The CIDEr (Consensus-based Image Description Evaluation) Score is an evaluation metric specifically designed to assess the quality of image captions generated by machine learning models, particularly in the context of image captioning tasks. It was developed to address limitations of other metrics like BLEU and ROUGE, which do not effectively capture the quality of descriptions based on human consensus.
The CIDEr Score works by comparing a generated caption against a set of reference captions created by humans. It evaluates the consensus of n-grams (contiguous sequences of n items from a given sample of text) in the generated captions and reference captions, emphasizing the importance of words that appear frequently in human-annotated captions. This means that the metric not only considers the correctness of the words used but also their relevance and appropriateness according to human judgment.

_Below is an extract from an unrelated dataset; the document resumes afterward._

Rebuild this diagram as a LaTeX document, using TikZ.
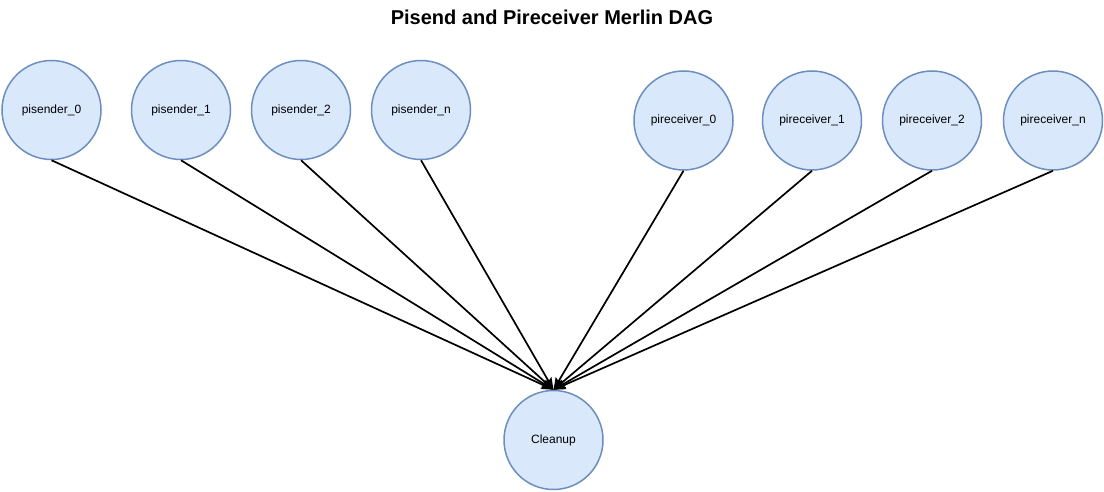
\documentclass[tikz,border=0pt]{standalone}
\usepackage{fontspec}
\setmainfont{Liberation Sans}
\usetikzlibrary{arrows.meta}
\definecolor{nodefill}{HTML}{DAE8FC}
\definecolor{nodeline}{HTML}{6C8EBF}
\begin{document}
\begin{tikzpicture}[x=1pt,y=-1pt,
  dagnode/.style={circle,draw=nodeline,fill=nodefill,line width=1.5pt,minimum size=99pt,inner sep=0pt,font=\fontsize{12}{14}\selectfont},
  dagedge/.style={draw=black,line width=1.7pt,-{Stealth[length=12pt,width=9pt,inset=2pt]}}]
\useasboundingbox (0,0) rectangle (1104,492);
\node[font=\bfseries\fontsize{20}{24}\selectfont] (title) at (552,17) {Pisend and Pireceiver Merlin DAG};
\node[dagnode] (s0) at (51.5,110) {pisender\_0};
\node[dagnode] (s1) at (181,110) {pisender\_1};
\node[dagnode] (s2) at (301,110) {pisender\_2};
\node[dagnode] (sn) at (421,110) {pisender\_n};
\node[dagnode] (r0) at (683.5,120.5) {pireceiver\_0};
\node[dagnode] (r1) at (812,120.5) {pireceiver\_1};
\node[dagnode] (r2) at (932,120.5) {pireceiver\_2};
\node[dagnode] (rn) at (1053,120.5) {pireceiver\_n};
\node[dagnode] (c) at (553.5,440) {Cleanup};
\foreach \n in {s0,s1,s2,sn,r0,r1,r2,rn}
  \draw[dagedge] (\n.south) -- (c.north);
\end{tikzpicture}
\end{document}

The CIDEr Score is calculated using a term frequency-inverse document frequency (TF-IDF) weighting scheme, which helps to ensure that the evaluation is sensitive to the uniqueness of the n-grams present in the reference captions. The resulting score ranges from 0 to 1, with higher scores indicating better alignment with human descriptions. This metric is particularly useful in tasks where the diversity and richness of language are important, such as in generating descriptive captions for images in multimedia applications.
Overall, the CIDEr Score serves as a valuable tool for researchers and developers in the field of natural language processing and computer vision, as it helps to quantify the performance of image captioning models in a way that reflects human-like understanding and expression.